Client: United Nations Federal Credit Union

Agency: In-house

Objective: Leverage a database to bolster global launch efforts for a new credit card.


The United Nations Federal Credit Union (UNFCU), a nonprofit financial institution serving more than 90,000 United Nations agency staffers, retirees and their families, wanted to launch a Visa "smart card" aimed at individuals who travel frequently overseas. 


"We were targeting our international members, as well as those that are global travelers due to the enhanced security features and added convenience associated with this product," says Jamie O'Donnell, CRM and research manager at the UNFCU. The smart cards with embedded computer chips that eliminate the need to sign credit card slips are standard overseas, but not as common in the US market. 


STRATEGY: The multichannel launch effort relied on a refined segmentation of the UNFCU's marketing database to target members who are affluent global travelers, says O'Donnell. The segmentation targeted 30,000 individuals globally, seeking out high-income households and frequent international travelers, among several variables.


The credit union has evolved its marketing efforts in recent years from a mass-market focus to a data-driven direct marketing strategy. That includes a transition from fragmented data systems to an integrated database that includes transaction data, such as recent card usage and transaction types, and also overlays demographic, geographic and psychographic data to target relevant audiences, says O'Donnell. 


The Visa card launch relied on direct mail as the primary channel, but the effort also included branch signage at locations in the US and abroad, emails and online banners.
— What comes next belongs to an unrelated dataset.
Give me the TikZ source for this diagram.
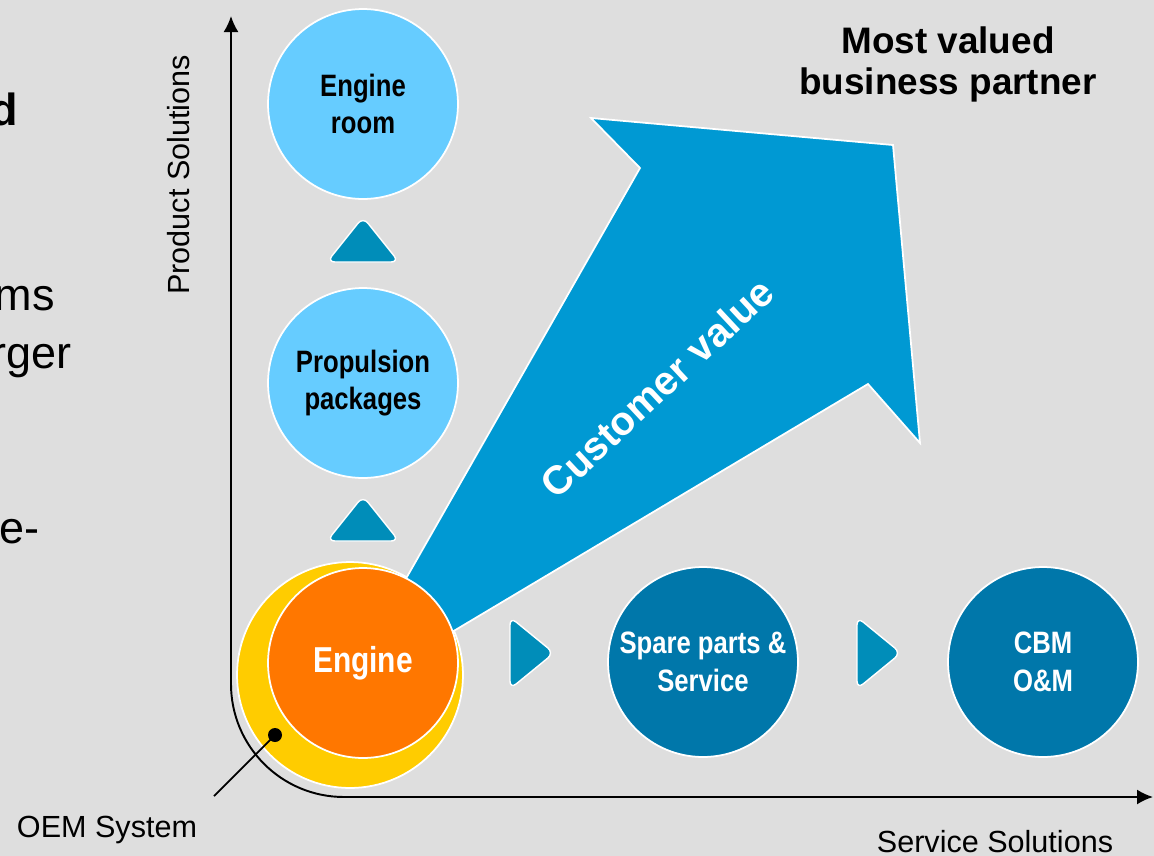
\documentclass[tikz,border=0pt]{standalone}
\usepackage{fontspec}
\setmainfont{Liberation Sans}
\newfontfamily\narrowsans[FakeStretch=0.83]{Liberation Sans}
\definecolor{bggray}{rgb}{0.871,0.871,0.871}
\definecolor{skyblue}{rgb}{0.4,0.8,1}
\definecolor{seablue}{rgb}{0,0.6,0.827}
\definecolor{deepblue}{rgb}{0,0.467,0.667}
\definecolor{stepblue}{rgb}{0,0.553,0.725}
\definecolor{engorange}{rgb}{1,0.467,0}
\definecolor{oemyellow}{rgb}{1,0.8,0}
\usetikzlibrary{arrows.meta}
\tikzset{
    bubble/.style={
           circle,
           draw=white, line width=1pt,
           minimum size=3.8cm,
           inner sep=0pt,
           align=center,
           font=\narrowsans\bfseries\fontsize{17.6}{21.4}\selectfont,
           },
    chevron/.style={fill=stepblue, draw=white, line width=0.8pt, rounded corners=4.5pt},
    axislabel/.style={font=\fontsize{17.4}{21}\selectfont, inner sep=0pt},
    fragment/.style={font=\fontsize{25.6}{30}\selectfont, inner sep=0pt},
}
\newcommand{\Title}{\textbf{Most valued}\\\textbf{business partner}}
\begin{document}
\begin{tikzpicture}[x=0.02cm, y=-0.02cm]
      \fill[bggray] (0,0) rectangle (1154,856);
      \useasboundingbox (0,0) rectangle (1154,856);
      \node[fragment, anchor=base east] (fragd)    at (18,125)  {\bfseries d};
      \node[fragment, anchor=base east] (fragms)   at (55,310)  {ms};
      \node[fragment, anchor=base east] (fragrger) at (72,368)  {rger};
      \node[fragment, anchor=base east] (frage)    at (40,543)  {e-};
      \coordinate (ytip)   at (231,16);
      \coordinate (corner) at (231,797);
      \coordinate (xtip)   at (1153,797);
      \draw[{Latex[length=3.2mm,width=3mm]}-{Latex[length=3.2mm,width=3mm]}, line width=1.1pt, rounded corners=2.26cm] (ytip) -- (corner) -- (xtip);
      \node[axislabel, rotate=90]   (prodlabel) at (179,175) {Product Solutions};
      \node[axislabel, anchor=base] (servlabel) at (995,852) {Service Solutions};
      \node[axislabel, anchor=base] (oemlabel)  at (107,837) {OEM System};
      \node[circle, fill=oemyellow, draw=white, line width=1pt, minimum size=4.52cm] (oem) at (350,675) {};
      \fill[seablue, draw=white, line width=1pt] (371,640) -- (640,168) -- (591,118) -- (893,145) -- (920,443) -- (868,384) -- (400,663) -- cycle;
      \node[rotate=43, text=white, font=\bfseries\fontsize{22.8}{26}\selectfont] (value) at (657,388) {Customer value};
      \node[align=center, font=\fontsize{21}{23.3}\selectfont] (partner) at (948,64) {\Title};
      \node[bubble, fill=skyblue]                 (room)       at (363,104)  {Engine\\room};
      \node[bubble, fill=skyblue]                 (propulsion) at (363,383)  {Propulsion\\packages};
      \node[bubble, fill=engorange, text=white, font=\narrowsans\bfseries\fontsize{20.5}{24}\selectfont] (engine) at (363,663) {Engine};
      \node[bubble, fill=deepblue, text=white]    (spare)      at (703,662)  {Spare parts \&\\Service};
      \node[bubble, fill=deepblue, text=white]    (cbm)        at (1043,662) {CBM\\O\&M};
      \draw[chevron] (363,217) -- (399,262) -- (327,262) -- cycle;
      \draw[chevron] (363,496) -- (399,541) -- (327,541) -- cycle;
      \draw[chevron] (510,617) -- (554,653) -- (510,689) -- cycle;
      \draw[chevron] (857,617) -- (901,653) -- (857,689) -- cycle;
      \coordinate (oemdot) at (275,735);
      \coordinate (oemend) at (214,796);
      \fill (oemdot) circle (7);
      \draw[line width=1pt] (oemend) -- (oemdot);
\end{tikzpicture}
\end{document}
The message on the collateral materials focused on the benefits of the credit card's travel-related features.


RESULTS: The effort generated a 3% response rate, which was fully quantifiable, thanks to tracking codes in the direct mail pieces. By comparison, the industry average for credit card promotions among most large financial institutions is about 0.5%, says O'Donnell. 


The 10-week campaign launched in late October and led to a lift in credit card applications of more than 100%, says O'Donnell. It has issued just over 1,000 new cards so far, and it's still seeing results, he adds.